We learn later that Sherlock, naturally, figured it all out from the injection sites on her forehead which instantly suggest botox to most casual viewers.  

S2E1: A Scandal in Belgravia

When the elderly woman is attacked, the doctor gives her a hug. 

Here he is: Army Captain, medical man, combat veteran.  When told the woman obviously her 70s has been attacked, he rushes to her side, put his arm around her shoulders asking if a she is "all right" and looks to Sherlock for instruction.

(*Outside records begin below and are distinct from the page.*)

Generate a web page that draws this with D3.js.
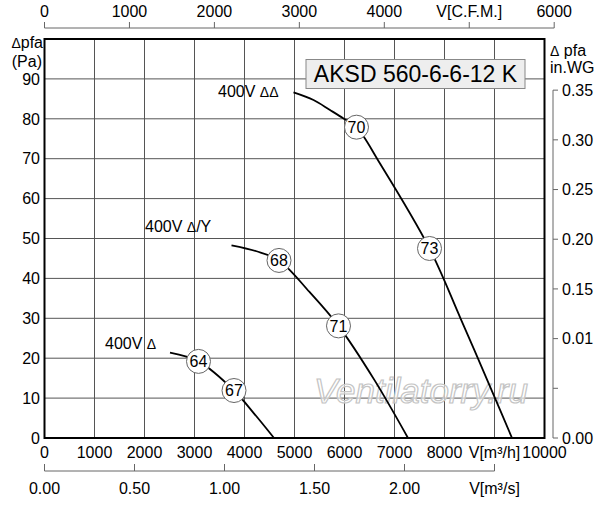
<!DOCTYPE html>
<html>
<head>
<meta charset="utf-8">
<script src="https://cdn.jsdelivr.net/npm/d3@7"></script>
<style>
  body { margin: 0; background: #fff; }
  svg text { font-family: "Liberation Sans", Arial, sans-serif; fill: #000; }
  tspan.sym { font-size: 14px; }
</style>
</head>
<body>
<div id="chart"></div>
<script>
// data: flow in m3/h, pressure in Pa
const flowTicks = [0, 1000, 2000, 3000, 4000, 5000, 6000, 7000, 8000, 9000, 10000];
const flowLabels = ["0", "1000", "2000", "3000", "4000", "5000", "6000", "7000", "8000", "V[m³/h]", "10000"];
const paTicks = [0, 10, 20, 30, 40, 50, 60, 70, 80, 90];
const cfmTicks = [0, 1000, 2000, 3000, 4000, 5000, 6000];
const cfmLabels = ["0", "1000", "2000", "3000", "4000", "V[C.F.M.]", "6000"];
const m3sTicks = [0, 0.5, 1.0, 1.5, 2.0, 2.5];
const m3sLabels = ["0.00", "0.50", "1.00", "1.50", "2.00", "V[m³/s]"];
const wgTicks = [0, 0.05, 0.10, 0.15, 0.20, 0.25, 0.30, 0.35];
const wgLabels = ["0.00", "", "0.01", "0.15", "0.20", "0.25", "0.30", "0.35"];

const curveDDFlow = [4980, 5380, 5710, 5980, 6240, 6710, 7700, 8320, 9010, 9350];
const curveDDPa   = [86.6, 84.7, 82.2, 80.1, 77.9, 68.8, 47.5, 30, 10, 0];
const curveDYFlow = [3740, 4240, 4690, 5300, 5880, 6600, 7270];
const curveDYPa   = [48.3, 46.8, 44.5, 36.6, 28.1, 14.5, 0];
const curveDFlow  = [2510, 3080, 3790, 4200, 4590];
const curveDPa    = [21.4, 19.2, 11.9, 6, 0];

const curveVolt   = ["400V", "400V", "400V"];
const curveSym    = ["ΔΔ", "Δ", "Δ"];
const curveSuffix = ["", "/Y", ""];
const markerFlow  = [6240, 7700, 4690, 5880, 3080, 3790];
const markerPa    = [77.9, 47.5, 44.5, 28.1, 19.2, 11.9];
const markerLabel = ["70", "73", "68", "71", "64", "67"];

const title = "AKSD 560-6-6-12 K";

const width = 600, height = 505;
const plot = { left: 44.5, right: 544.5, top: 39, bottom: 438 };

const x = d3.scaleLinear().domain([0, 10000]).range([plot.left, plot.right]);
const y = d3.scaleLinear().domain([0, 100]).range([plot.bottom, plot.top]);
const xCfm = d3.scaleLinear().domain([0, 10000 / 1.699]).range([plot.left, plot.right]);
const xM3s = d3.scaleLinear().domain([0, 10000 / 3600]).range([plot.left, plot.right]);
const yWg = d3.scaleLinear().domain([0, 100 / 249.089]).range([plot.bottom, plot.top]);

const svg = d3.select("#chart").append("svg")
  .attr("width", width)
  .attr("height", height);

// grid
const grid = svg.append("g").attr("stroke", "#555").attr("stroke-width", 1);
grid.selectAll(".vg").data(flowTicks.slice(1, -1)).enter().append("line")
  .attr("x1", d => x(d)).attr("x2", d => x(d))
  .attr("y1", plot.top).attr("y2", plot.bottom);
grid.selectAll(".hg").data(paTicks.slice(1)).enter().append("line")
  .attr("x1", plot.left).attr("x2", plot.right)
  .attr("y1", d => y(d)).attr("y2", d => y(d));

// watermark
svg.append("text")
  .attr("x", 314).attr("y", 403)
  .style("font-size", "35px")
  .style("font-style", "italic")
  .style("fill", "rgba(255,255,255,0.6)")
  .style("stroke", "#c4c4c4")
  .style("stroke-width", 1.2)
  .text("Ventilatorry.ru");

// title box
const tg = svg.append("g");
tg.append("rect")
  .attr("x", 306).attr("y", 59.5)
  .attr("width", 219).attr("height", 29)
  .attr("fill", "#eeeeee")
  .attr("stroke", "#888");
tg.append("text")
  .attr("x", 415.5).attr("y", 82)
  .attr("text-anchor", "middle")
  .style("font-size", "23px")
  .text(title);

// frame
svg.append("rect")
  .attr("x", plot.left).attr("y", plot.top)
  .attr("width", plot.right - plot.left).attr("height", plot.bottom - plot.top)
  .attr("fill", "none").attr("stroke", "#000").attr("stroke-width", 2);

// curves
const line = d3.line()
  .x(d => x(d[0])).y(d => y(d[1]))
  .curve(d3.curveCatmullRom.alpha(0.5));
const curves = [
  d3.zip(curveDDFlow, curveDDPa),
  d3.zip(curveDYFlow, curveDYPa),
  d3.zip(curveDFlow, curveDPa)
];
svg.append("g").selectAll("path").data(curves).enter().append("path")
  .attr("d", line)
  .attr("fill", "none")
  .attr("stroke", "#000")
  .attr("stroke-width", 1.8);

// curve names
const namePos = [[218, 97], [145, 232], [105, 349]];
const names = svg.append("g").selectAll("text").data(curveVolt).enter().append("text")
  .attr("x", (d, i) => namePos[i][0]).attr("y", (d, i) => namePos[i][1])
  .style("font-size", "16px");
names.append("tspan").text(d => d + " ");
names.append("tspan").attr("class", "sym").text((d, i) => curveSym[i]);
names.append("tspan").text((d, i) => curveSuffix[i]);

// markers
const markers = svg.append("g").selectAll("g")
  .data(d3.range(markerFlow.length)).enter().append("g")
  .attr("transform", i => "translate(" + [x(markerFlow[i]), y(markerPa[i])] + ")");
markers.append("circle")
  .attr("r", 12)
  .attr("fill", "#fff")
  .attr("stroke", "#666")
  .attr("stroke-width", 1);
markers.append("text")
  .attr("text-anchor", "middle")
  .attr("dy", "0.36em")
  .style("font-size", "16px")
  .text(i => markerLabel[i]);

// left axis labels
svg.append("g").selectAll("text").data(paTicks).enter().append("text")
  .attr("x", 40).attr("y", d => y(d))
  .attr("dy", "0.36em")
  .attr("text-anchor", "end")
  .style("font-size", "16px")
  .text(d => d);
const lt = svg.append("text").attr("x", 43).attr("y", 48).attr("text-anchor", "end")
  .style("font-size", "16px");
lt.append("tspan").attr("class", "sym").text("Δ");
lt.append("tspan").text("pfa");
svg.append("text").attr("x", 42).attr("y", 67).attr("text-anchor", "end")
  .style("font-size", "16px").text("(Pa)");

// bottom m3/h labels
svg.append("g").selectAll("text").data(flowTicks).enter().append("text")
  .attr("x", d => x(d)).attr("y", 458)
  .attr("text-anchor", "middle")
  .style("font-size", "16px")
  .text((d, i) => flowLabels[i]);

// top CFM axis
const topAxis = svg.append("g");
topAxis.append("line")
  .attr("x1", xCfm(0)).attr("x2", xCfm(6000))
  .attr("y1", 28).attr("y2", 28)
  .attr("stroke", "#666");
topAxis.selectAll("line.t").data(cfmTicks).enter().append("line")
  .attr("x1", d => xCfm(d)).attr("x2", d => xCfm(d))
  .attr("y1", 22).attr("y2", 28)
  .attr("stroke", "#666");
topAxis.selectAll("text").data(cfmTicks).enter().append("text")
  .attr("x", d => xCfm(d)).attr("y", 17)
  .attr("text-anchor", "middle")
  .style("font-size", "16px")
  .text((d, i) => cfmLabels[i]);

// bottom m3/s axis
const m3sAxis = svg.append("g");
m3sAxis.append("line")
  .attr("x1", xM3s(0)).attr("x2", xM3s(2.5))
  .attr("y1", 471).attr("y2", 471)
  .attr("stroke", "#666");
m3sAxis.selectAll("line.t").data(m3sTicks).enter().append("line")
  .attr("x1", d => xM3s(d)).attr("x2", d => xM3s(d))
  .attr("y1", 464).attr("y2", 471)
  .attr("stroke", "#666");
m3sAxis.selectAll("text").data(m3sTicks).enter().append("text")
  .attr("x", d => xM3s(d)).attr("y", 494)
  .attr("text-anchor", "middle")
  .style("font-size", "16px")
  .text((d, i) => m3sLabels[i]);

// right in.WG axis
const wgAxis = svg.append("g");
wgAxis.append("line")
  .attr("x1", 553).attr("x2", 553)
  .attr("y1", yWg(0.35)).attr("y2", yWg(0))
  .attr("stroke", "#666");
wgAxis.selectAll("line.t").data(wgTicks).enter().append("line")
  .attr("x1", 553).attr("x2", 558)
  .attr("y1", d => yWg(d)).attr("y2", d => yWg(d))
  .attr("stroke", "#666");
wgAxis.selectAll("text").data(wgTicks).enter().append("text")
  .attr("x", 562).attr("y", d => yWg(d))
  .attr("dy", "0.36em")
  .style("font-size", "16px")
  .text((d, i) => wgLabels[i]);
const rt = svg.append("text").attr("x", 550).attr("y", 56)
  .style("font-size", "16px");
rt.append("tspan").attr("class", "sym").text("Δ");
rt.append("tspan").text(" pfa");
svg.append("text").attr("x", 550).attr("y", 73)
  .style("font-size", "16px").text("in.WG");
</script>
</body>
</html>
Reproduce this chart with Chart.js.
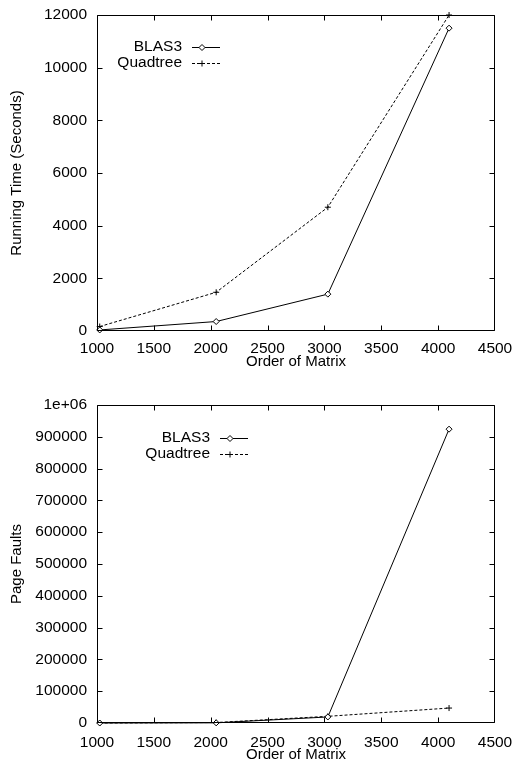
<!DOCTYPE html>
<html>
<head>
<meta charset="utf-8">
<script src="https://cdn.jsdelivr.net/npm/chart.js@4.4.1/dist/chart.umd.min.js"></script>
<style>
  body { margin: 0; background: #fff; width: 515px; height: 764px; overflow: hidden; }
  .grafico { position: absolute; left: 0; width: 515px; height: 382px; }
</style>
</head>
<body>
<div class="grafico" style="top:0"><canvas id="graficoTempo" width="515" height="382"></canvas></div>
<div class="grafico" style="top:382px"><canvas id="graficoFaltas" width="515" height="382"></canvas></div>
<script>
// Dados
const ordens = [1024, 2048, 3030, 4096];
const tempoBlas = [40, 360, 1400, 11500];
const tempoQuad = [170, 1470, 4700, 12000];
const faltasBlas = [0, 500, 19000, 924000];
const faltasQuad = [0, 1500, 21000, 47000];

const ticksX = [1000, 1500, 2000, 2500, 3000, 3500, 4000, 4500];
const ticksTempo = [0, 2000, 4000, 6000, 8000, 10000, 12000];
const ticksFaltas = [0, 100000, 200000, 300000, 400000, 500000, 600000, 700000, 800000, 900000, 1000000];
const rotulosFaltas = ['0', '100000', '200000', '300000', '400000', '500000', '600000', '700000', '800000', '900000', '1e+06'];

const fonte = "'Liberation Sans', Arial, Helvetica, sans-serif";

function desenharMarcador(ctx, estilo, x, y, r) {
  ctx.beginPath();
  if (estilo === 'rectRot') {
    ctx.moveTo(x, y - r);
    ctx.lineTo(x + r, y);
    ctx.lineTo(x, y + r);
    ctx.lineTo(x - r, y);
    ctx.closePath();
    ctx.fillStyle = '#fff';
    ctx.fill();
  } else {
    ctx.moveTo(x - r, y); ctx.lineTo(x + r, y);
    ctx.moveTo(x, y - r); ctx.lineTo(x, y + r);
  }
  ctx.stroke();
}

// Moldura com ticks para dentro (estilo gnuplot) + legenda
const bordaGnuplot = {
  id: 'bordaGnuplot',
  afterDraw(chart, args, opts) {
    const { ctx, chartArea: a } = chart;
    const sx = chart.scales.x, sy = chart.scales.y;
    const esq = Math.round(a.left) + 0.5, dir = Math.round(a.right) - 0.5;
    const topo = Math.round(a.top) + 0.5, base = Math.round(a.bottom) - 0.5;
    ctx.save();
    ctx.strokeStyle = '#000';
    ctx.lineWidth = 1;
    ctx.beginPath();
    ctx.rect(esq, topo, dir - esq, base - topo);
    sx.ticks.forEach(t => {
      const px = Math.min(Math.round(sx.getPixelForValue(t.value)) + 0.5, dir);
      ctx.moveTo(px, base); ctx.lineTo(px, base - 5);
      ctx.moveTo(px, topo); ctx.lineTo(px, topo + 5);
    });
    sy.ticks.forEach(t => {
      const py = Math.max(Math.min(Math.round(sy.getPixelForValue(t.value)) + 0.5, base), topo);
      ctx.moveTo(esq, py); ctx.lineTo(esq + 5, py);
      ctx.moveTo(dir, py); ctx.lineTo(dir - 5, py);
    });
    ctx.stroke();

    // legenda
    ctx.font = '15.5px ' + fonte;
    ctx.textAlign = 'right';
    ctx.textBaseline = 'middle';
    chart.data.datasets.forEach((ds, i) => {
      const y = opts.y + i * 16;
      ctx.fillStyle = '#000';
      ctx.fillText(ds.label, opts.x, y);
      ctx.setLineDash(ds.borderDash || []);
      ctx.beginPath();
      ctx.moveTo(opts.x + 10, y + 0.5);
      ctx.lineTo(opts.x + 38, y + 0.5);
      ctx.stroke();
      ctx.setLineDash([]);
      desenharMarcador(ctx, ds.pointStyle, opts.x + 20, y + 0.5, 3);
    });
    ctx.restore();
  }
};

function criarGrafico(id, blas, quad, ticksY, rotulosY, tituloY, cfg) {
  return new Chart(document.getElementById(id), {
    type: 'line',
    data: {
      datasets: [
        {
          label: 'BLAS3',
          data: ordens.map((o, i) => ({ x: o, y: blas[i] })),
          borderColor: '#000', borderWidth: 1,
          pointStyle: 'rectRot', pointRadius: 3, pointBorderWidth: 1,
          pointBackgroundColor: '#fff', pointBorderColor: '#000',
          tension: 0, clip: false
        },
        {
          label: 'Quadtree',
          data: ordens.map((o, i) => ({ x: o, y: quad[i] })),
          borderColor: '#000', borderWidth: 1, borderDash: [3, 2],
          pointStyle: 'cross', pointRadius: 3, pointBorderWidth: 1,
          pointBorderColor: '#000',
          tension: 0, clip: false
        }
      ]
    },
    options: {
      responsive: false,
      animation: false,
      devicePixelRatio: 1,
      layout: { padding: cfg.padding },
      plugins: {
        legend: { display: false },
        tooltip: { enabled: false },
        bordaGnuplot: cfg.legenda
      },
      scales: {
        x: {
          type: 'linear', min: 1000, max: 4500,
          afterBuildTicks: s => { s.ticks = ticksX.map(v => ({ value: v })); },
          afterFit: s => { s.height = cfg.alturaX; s.paddingLeft = 0; s.paddingRight = 0; },
          grid: { display: false, drawTicks: false },
          border: { display: false },
          ticks: { padding: cfg.padTicks, color: '#000', font: { family: fonte, size: 15.5 }, maxRotation: 0, callback: v => String(v) },
          title: { display: true, text: 'Order of Matrix', color: '#000', font: { family: fonte, size: 15 }, padding: { top: 0, bottom: cfg.padTitulo } }
        },
        y: {
          type: 'linear', min: 0, max: ticksY[ticksY.length - 1],
          afterBuildTicks: s => { s.ticks = ticksY.map(v => ({ value: v })); },
          afterFit: s => { s.width = 97; s.paddingTop = 0; s.paddingBottom = 0; },
          grid: { display: false, drawTicks: false },
          border: { display: false },
          ticks: { padding: 10, color: '#000', font: { family: fonte, size: 15.5 }, callback: (v, i) => rotulosY[i] },
          title: { display: true, text: tituloY, color: '#000', font: { family: fonte, size: 15 }, padding: { top: 8, bottom: 0 } }
        }
      }
    },
    plugins: [bordaGnuplot]
  });
}

criarGrafico('graficoTempo', tempoBlas, tempoQuad, ticksTempo, ticksTempo.map(String), 'Running Time (Seconds)', {
  padding: { top: 15, right: 20, bottom: 9, left: 0 },
  alturaX: 42,
  padTicks: 8,
  padTitulo: 2,
  legenda: { x: 182, y: 47 }
});

criarGrafico('graficoFaltas', faltasBlas, faltasQuad, ticksFaltas, rotulosFaltas, 'Page Faults', {
  padding: { top: 23, right: 20, bottom: 0, left: 0 },
  alturaX: 41,
  padTicks: 10,
  padTitulo: 0,
  legenda: { x: 210, y: 56 }
});
</script>
</body>
</html>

He does not: take a pulse, look for pupillary reflex, or even note if they are the same size or note injuries to her face, feel her zygomatic arch for fracture, and then ... he lets the old lady walk down stairs unaccompanied  while he hangs back to ask what's going on.

A woman of this age, or a man but especially a woman with a more delicate bone structure, can suffer brain damage, similar to an infant, from any strong blow to the head which creates a whiplash effect.   Our guy has her walk downstairs alone (remember, she has a bad hip) after some sort of attack still a mystery to him and apparent shock and serious emotional reaction.  (Perhaps Sherlock should have put a blanket on her as a sign to the doctor.)


Where's the doctor?  The one who, when there is a patient in front of them takes charge, because the welfare of the patient is paramount?  They couldn't spare a few seconds for him to do even a cursory check?   What "very good" medical man of military experience does not become Alpha Male Extraordinaire with a patient in front of him?  A patient he has a personal affection for?

Note to writers:  You have Martin Freeman.  It's bad enough an actor as talented as this is burdened by his character's medical duncery. Please stop inflicting it on your viewers.  If you don't want to pay for a full-time medical adviser, Google is your friend. There is room on this show for more than one clever hero.  You knew that in the first episode. Sherlock wanted John because he is "very good."

Sherlock was wrong.  He never needed an assistant.  He needed a partner.   Give us a Dr. Watson for the 21st century.


  1. Amen!!! It would appear that the only "medicine" Dr. Watson is capable of practicing consists of sponging abrasions and falling asleep on the job. Goodness knows how Martin Freeman manages to make the character not only believable but memorable.

    Allowing John to demonstrate his intelligence and his medical knowledge would not at all diminish Sherlock, who is, after all, in charge of the quirky insights and rapid strings of deduction. But please let John supply some of the pieces.

  2. And a big AMEN to your amen! Let's j hope Series 3 does him better!

  3. As a medical doctor myself nothing John Watson does seem that out of place IN REAL LIFE circumstances.

    Tetanus infection can be much closer if the wound is closer to the head vs the lower extremities where it'd take longer for the bacteria to travel up the nerve axons.

    Regarding checking vitals on an elderly distressed lady.... Instead of trying to comfort her provided lack of any signs or complaints warranting a physical exam is the right thing to do.

    I deduce you watch too much television. The most singular event that has occurred in your post is that nothing logical has occurred.

    Perhaps you should apply to Scotland Yard. They are in need of few of likes like yourself.

    Let's go Watson. We must not be late how.

    Mrs. Hudson......

    1. i think your aptitude matches with that of John Watson's in this show. Even if he is not a good doctor, there are moments where the character doesn't seem to observe the facts and his surroundings at all. For example when he walks in a silent room in s02e03 and starts going off "where is mycroft holmes, can you not hear me , am i invisible , can you not see me."
      who does that even if you are not in silent room.
      For a guy who is trained to shoot like the shot he took in first episode (at taxi driver, with a pistol no less). reflexes and combat skills aren't good enough.
      John (in this show) has been purposefully made to look dumb and ignorant. just so Sherlock can be the only genius. which is not fair. The movies have proper character of John Watson.